SHANGHAI, Nov. 21 (SMM) – 85% of Chinese copper plate, sheet, strip and foil producers expected orders to be virtually unchanged in November, a Shanghai Metals Market survey showed.
SMM surveyed 21 major Chinese copper plate, sheet, strip and foil producers, with capacities totaling 976,200 tonnes, and found 85% of them expecting little changes in orders in November. The prevailing as-needed purchase approach among downstream enterprises and no significant boost in exports from this year’s upcoming Christmas holiday led to the conclusion. Some downstream manufacturers of high-end producers would adjust the level of inventories due to squeezed profits and fierce competition, limiting the growth of demand.
10% of them believed that orders would fall in November. Downstream producers postponed procurement plan from November, significantly reducing on-hold orders of copper plate, sheet, strip and foil manufacturers. Year-end cash crunch not only affected downstream producers in purchases, but also copper plate, sheet, strip and foil producers in production, which was expected to fall in November and December.
The rest 5% of producers expected orders to grow in November. The growth of new orders, not driven by consumption improvement, would come from one plate, sheet and strip producer due to production suspension.
As to price outlook, 33% of producers expected copper prices to fluctuate between $ 6,900-7,100 per tonne. After copper prices fall below 50,000 yuan per tonne, buyers would enter the market for purchases. A rapid drop in copper prices would greatly reduce supply of scrap copper, and the narrowed price gap between refined and scrap copper put refined copper consumption in a favorable position. Without further demand deterioration, copper prices would not weaken further.

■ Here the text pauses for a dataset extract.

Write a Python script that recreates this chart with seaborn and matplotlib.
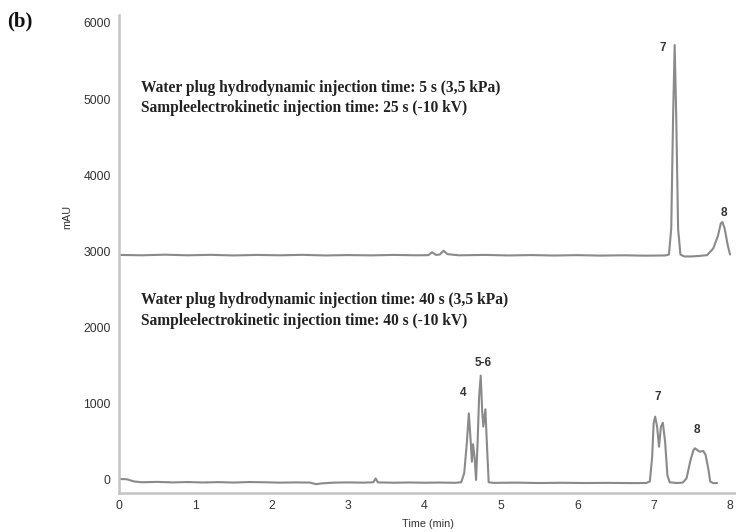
import matplotlib
matplotlib.use("Agg")
import matplotlib.pyplot as plt
import seaborn as sns
import pandas as pd

# ---- data (time in min, signal in mAU) ----
upper_time = [0.0, 0.3, 0.6, 0.9, 1.2, 1.5, 1.8, 2.1, 2.4, 2.7, 3.0, 3.3, 3.6, 3.9,
              4.05, 4.10, 4.15, 4.20, 4.25, 4.30, 4.45, 4.8, 5.1, 5.4, 5.7, 6.0, 6.3,
              6.6, 6.9, 7.15, 7.20, 7.23, 7.255, 7.275, 7.295, 7.32, 7.35, 7.40, 7.5,
              7.6, 7.70, 7.78, 7.84, 7.88, 7.90, 7.93, 7.97, 8.00]
upper_mau = [2955, 2950, 2958, 2950, 2956, 2948, 2955, 2950, 2956, 2948, 2953, 2949, 2955, 2950,
             2952, 2990, 2955, 2960, 3010, 2965, 2950, 2955, 2948, 2953, 2947, 2952, 2946,
             2950, 2945, 2948, 2960, 3300, 4800, 5711, 4800, 3300, 2960, 2935, 2935,
             2942, 2952, 3040, 3200, 3370, 3387, 3300, 3080, 2960]

lower_time = [0.0, 0.1, 0.2, 0.3, 0.5, 0.7, 0.9, 1.1, 1.3, 1.5, 1.7, 1.9, 2.1, 2.3, 2.5,
              2.58, 2.65, 2.8, 3.0, 3.2, 3.33, 3.36, 3.39, 3.6, 3.8, 4.0, 4.2, 4.4, 4.48,
              4.52, 4.555, 4.58, 4.605, 4.62, 4.635, 4.655, 4.675, 4.695, 4.715, 4.736,
              4.755, 4.77, 4.797, 4.82, 4.84, 4.9, 5.2, 5.5, 5.8, 6.1, 6.4, 6.7, 6.9,
              6.95, 6.98, 7.00, 7.02, 7.045, 7.07, 7.095, 7.12, 7.15, 7.18, 7.21, 7.3,
              7.38, 7.43, 7.48, 7.52, 7.54, 7.57, 7.60, 7.65, 7.68, 7.72, 7.74, 7.78, 7.83]
lower_mau = [13, 10, -20, -30, -25, -32, -27, -33, -28, -34, -27, -30, -35, -32, -34,
             -55, -45, -35, -32, -35, -30, 20, -32, -36, -33, -36, -34, -37, -30,
             90, 500, 875, 500, 240, 470, 300, 0, 500, 1100, 1370,
             900, 700, 928, 400, -30, -38, -35, -40, -37, -40, -38, -41, -40,
             -20, 300, 750, 831, 700, 437, 700, 752, 500, 60, -30, -40,
             -35, 20, 250, 390, 416, 395, 372, 380, 330, 120, -20, -42, -40]

peak_labels = ["7", "8", "4", "5-6", "7", "8"]
peak_label_time = [7.12, 7.92, 4.51, 4.77, 7.06, 7.57]
peak_label_mau = [5672, 3505, 1142, 1536, 1090, 656]

x_ticks = [0, 1, 2, 3, 4, 5, 6, 7, 8]
y_ticks = [0, 1000, 2000, 3000, 4000, 5000, 6000]

upper_notes = ["Water plug hydrodynamic injection time: 5 s (3,5 kPa)",
               "Sampleelectrokinetic injection time: 25 s (-10 kV)"]
lower_notes = ["Water plug hydrodynamic injection time: 40 s (3,5 kPa)",
               "Sampleelectrokinetic injection time: 40 s (-10 kV)"]

# ---- build frame ----
df = pd.concat([
    pd.DataFrame({"Time (min)": upper_time, "mAU": upper_mau, "run": "upper"}),
    pd.DataFrame({"Time (min)": lower_time, "mAU": lower_mau, "run": "lower"}),
], ignore_index=True)

sns.set_theme(style="white")
plt.rcParams["font.family"] = ["Liberation Sans", "DejaVu Sans"]

fig = plt.figure(figsize=(7.36, 5.32), dpi=100)
W, H = 736, 532
ax = fig.add_axes([119 / W, 1 - 493 / H, (736 - 119) / W, (493 - 15) / H])

sns.lineplot(data=df, x="Time (min)", y="mAU", units="run", estimator=None,
             sort=False, color="#8a8a8a", linewidth=1.5, ax=ax, legend=False)

ax.set_xlim(0, 8.078)
ax.set_ylim(-171, 6105)
ax.set_xticks(x_ticks)
ax.set_yticks(y_ticks)
ax.tick_params(axis="both", length=0, labelsize=8.8, labelcolor="#333333", pad=6)
ax.tick_params(axis="x", pad=5)
for s in ["top", "right"]:
    ax.spines[s].set_visible(False)
for s in ["left", "bottom"]:
    ax.spines[s].set_color("#c4c4c4")
    ax.spines[s].set_linewidth(1.8)

ax.set_xlabel("Time (min)", fontsize=7.8, color="#333333", labelpad=5)
ax.set_ylabel("mAU", fontsize=7.8, color="#333333")
ax.yaxis.set_label_coords(-0.076, 0.577)

for lab, t, v in zip(peak_labels, peak_label_time, peak_label_mau):
    ax.text(t, v, lab, ha="center", va="center", fontsize=8.5, fontweight="bold",
            color="#333333")

serif = ["Liberation Serif", "DejaVu Serif"]
for i, line in enumerate(upper_notes):
    fig.text(141 / W, 1 - (88 + 20 * i) / H, line, family=serif, fontweight="bold",
             fontsize=11.2, va="center", ha="left", color="#222222")
for i, line in enumerate(lower_notes):
    fig.text(141 / W, 1 - (300 + 21 * i) / H, line, family=serif, fontweight="bold",
             fontsize=11.2, va="center", ha="left", color="#222222")

fig.text(7 / W, 1 - 21 / H, "(b)", family=serif, fontweight="bold", fontsize=15,
         va="center", ha="left", color="#111111")

fig.savefig("out.png", dpi=100)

24% of them were pessimistic towards the outlook. Copper prices fell after the conclusion of China’s CPC Central Committee meeting in early November, as the reform agenda did not cater to market expectations. On the market fundamental side, inventories were growing, and suppliers were eager to move goods for cash generation at the end of the year. Downstream demand, however, was not expected to improve much as year-end tight liquidity also troubled them. An absence of major positive news would also restrict speculative activities. All of these would send copper prices lower.
10% of producers believed copper prices would return to $ 7,100-7,300 per tonne. The US QE tapering may not happen in the short term given Janet Yellen’s dovish tone, the successor to Ben Bernanke, the US Federal Reserve chairman. The Eurozone’s interest rate cut compounded their optimism.
The rest 33% of them were unclear over the direction.